» **YOUR INSTRUCTIONS**: What follows is a listing; restate every line of it word for word.

» **DATA EXTRACT**:
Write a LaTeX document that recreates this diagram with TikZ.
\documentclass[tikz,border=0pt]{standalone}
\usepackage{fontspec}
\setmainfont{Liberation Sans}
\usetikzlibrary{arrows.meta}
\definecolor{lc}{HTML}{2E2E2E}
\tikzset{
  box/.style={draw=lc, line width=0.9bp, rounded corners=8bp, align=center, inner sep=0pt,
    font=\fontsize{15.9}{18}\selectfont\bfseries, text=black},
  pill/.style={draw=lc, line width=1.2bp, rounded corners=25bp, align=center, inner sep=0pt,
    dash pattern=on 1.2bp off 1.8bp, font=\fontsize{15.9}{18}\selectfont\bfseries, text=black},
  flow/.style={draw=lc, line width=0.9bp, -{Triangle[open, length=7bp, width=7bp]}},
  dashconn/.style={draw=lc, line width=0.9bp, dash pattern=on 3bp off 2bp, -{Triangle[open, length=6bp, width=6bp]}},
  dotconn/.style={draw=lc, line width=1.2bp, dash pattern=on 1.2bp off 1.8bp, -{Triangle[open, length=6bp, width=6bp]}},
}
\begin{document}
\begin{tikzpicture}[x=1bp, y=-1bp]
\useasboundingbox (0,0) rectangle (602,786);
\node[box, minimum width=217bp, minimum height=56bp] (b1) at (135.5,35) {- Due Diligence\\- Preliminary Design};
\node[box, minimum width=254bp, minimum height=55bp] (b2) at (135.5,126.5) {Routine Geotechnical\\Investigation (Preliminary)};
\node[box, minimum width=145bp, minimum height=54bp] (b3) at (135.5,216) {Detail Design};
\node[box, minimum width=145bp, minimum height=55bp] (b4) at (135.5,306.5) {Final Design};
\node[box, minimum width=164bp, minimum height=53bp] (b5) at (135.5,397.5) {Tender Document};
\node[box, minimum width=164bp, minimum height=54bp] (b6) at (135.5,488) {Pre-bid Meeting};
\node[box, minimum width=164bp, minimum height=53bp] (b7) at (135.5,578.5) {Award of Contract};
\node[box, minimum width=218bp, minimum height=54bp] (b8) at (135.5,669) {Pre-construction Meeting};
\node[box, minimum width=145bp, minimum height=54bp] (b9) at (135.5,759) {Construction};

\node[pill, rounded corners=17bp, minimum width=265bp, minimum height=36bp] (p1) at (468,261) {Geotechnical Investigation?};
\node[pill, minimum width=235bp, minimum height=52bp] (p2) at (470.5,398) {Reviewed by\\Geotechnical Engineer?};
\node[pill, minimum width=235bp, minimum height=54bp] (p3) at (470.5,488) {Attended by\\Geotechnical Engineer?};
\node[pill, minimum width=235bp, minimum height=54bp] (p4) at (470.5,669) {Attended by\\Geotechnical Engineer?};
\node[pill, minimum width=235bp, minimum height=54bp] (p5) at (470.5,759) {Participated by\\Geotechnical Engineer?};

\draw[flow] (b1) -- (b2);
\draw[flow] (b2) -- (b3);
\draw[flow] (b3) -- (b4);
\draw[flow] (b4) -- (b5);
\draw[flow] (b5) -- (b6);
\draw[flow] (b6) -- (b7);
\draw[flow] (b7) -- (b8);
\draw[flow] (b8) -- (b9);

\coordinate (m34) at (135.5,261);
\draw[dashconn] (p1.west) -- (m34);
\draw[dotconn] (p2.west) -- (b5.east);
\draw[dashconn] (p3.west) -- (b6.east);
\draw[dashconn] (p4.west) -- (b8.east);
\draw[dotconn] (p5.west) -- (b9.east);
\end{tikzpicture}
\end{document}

» **EXERCISE RESPONSE**:
Write a LaTeX document that recreates this diagram with TikZ.
\documentclass[tikz,border=0pt]{standalone}
\usepackage{fontspec}
\setmainfont{Liberation Sans}
\usetikzlibrary{arrows.meta}
\definecolor{lc}{HTML}{2E2E2E}
\tikzset{
  box/.style={draw=lc, line width=0.9bp, rounded corners=8bp, align=center, inner sep=0pt,
    font=\fontsize{15.9}{18}\selectfont\bfseries, text=black},
  pill/.style={draw=lc, line width=1.2bp, rounded corners=25bp, align=center, inner sep=0pt,
    dash pattern=on 1.2bp off 1.8bp, font=\fontsize{15.9}{18}\selectfont\bfseries, text=black},
  flow/.style={draw=lc, line width=0.9bp, -{Triangle[open, length=7bp, width=7bp]}},
  dashconn/.style={draw=lc, line width=0.9bp, dash pattern=on 3bp off 2bp, -{Triangle[open, length=6bp, width=6bp]}},
  dotconn/.style={draw=lc, line width=1.2bp, dash pattern=on 1.2bp off 1.8bp, -{Triangle[open, length=6bp, width=6bp]}},
}
\begin{document}
\begin{tikzpicture}[x=1bp, y=-1bp]
\useasboundingbox (0,0) rectangle (602,786);
\node[box, minimum width=217bp, minimum height=56bp] (b1) at (135.5,35) {- Due Diligence\\- Preliminary Design};
\node[box, minimum width=254bp, minimum height=55bp] (b2) at (135.5,126.5) {Routine Geotechnical\\Investigation (Preliminary)};
\node[box, minimum width=145bp, minimum height=54bp] (b3) at (135.5,216) {Detail Design};
\node[box, minimum width=145bp, minimum height=55bp] (b4) at (135.5,306.5) {Final Design};
\node[box, minimum width=164bp, minimum height=53bp] (b5) at (135.5,397.5) {Tender Document};
\node[box, minimum width=164bp, minimum height=54bp] (b6) at (135.5,488) {Pre-bid Meeting};
\node[box, minimum width=164bp, minimum height=53bp] (b7) at (135.5,578.5) {Award of Contract};
\node[box, minimum width=218bp, minimum height=54bp] (b8) at (135.5,669) {Pre-construction Meeting};
\node[box, minimum width=145bp, minimum height=54bp] (b9) at (135.5,759) {Construction};

\node[pill, rounded corners=17bp, minimum width=265bp, minimum height=36bp] (p1) at (468,261) {Geotechnical Investigation?};
\node[pill, minimum width=235bp, minimum height=52bp] (p2) at (470.5,398) {Reviewed by\\Geotechnical Engineer?};
\node[pill, minimum width=235bp, minimum height=54bp] (p3) at (470.5,488) {Attended by\\Geotechnical Engineer?};
\node[pill, minimum width=235bp, minimum height=54bp] (p4) at (470.5,669) {Attended by\\Geotechnical Engineer?};
\node[pill, minimum width=235bp, minimum height=54bp] (p5) at (470.5,759) {Participated by\\Geotechnical Engineer?};

\draw[flow] (b1) -- (b2);
\draw[flow] (b2) -- (b3);
\draw[flow] (b3) -- (b4);
\draw[flow] (b4) -- (b5);
\draw[flow] (b5) -- (b6);
\draw[flow] (b6) -- (b7);
\draw[flow] (b7) -- (b8);
\draw[flow] (b8) -- (b9);

\coordinate (m34) at (135.5,261);
\draw[dashconn] (p1.west) -- (m34);
\draw[dotconn] (p2.west) -- (b5.east);
\draw[dashconn] (p3.west) -- (b6.east);
\draw[dashconn] (p4.west) -- (b8.east);
\draw[dotconn] (p5.west) -- (b9.east);
\end{tikzpicture}
\end{document}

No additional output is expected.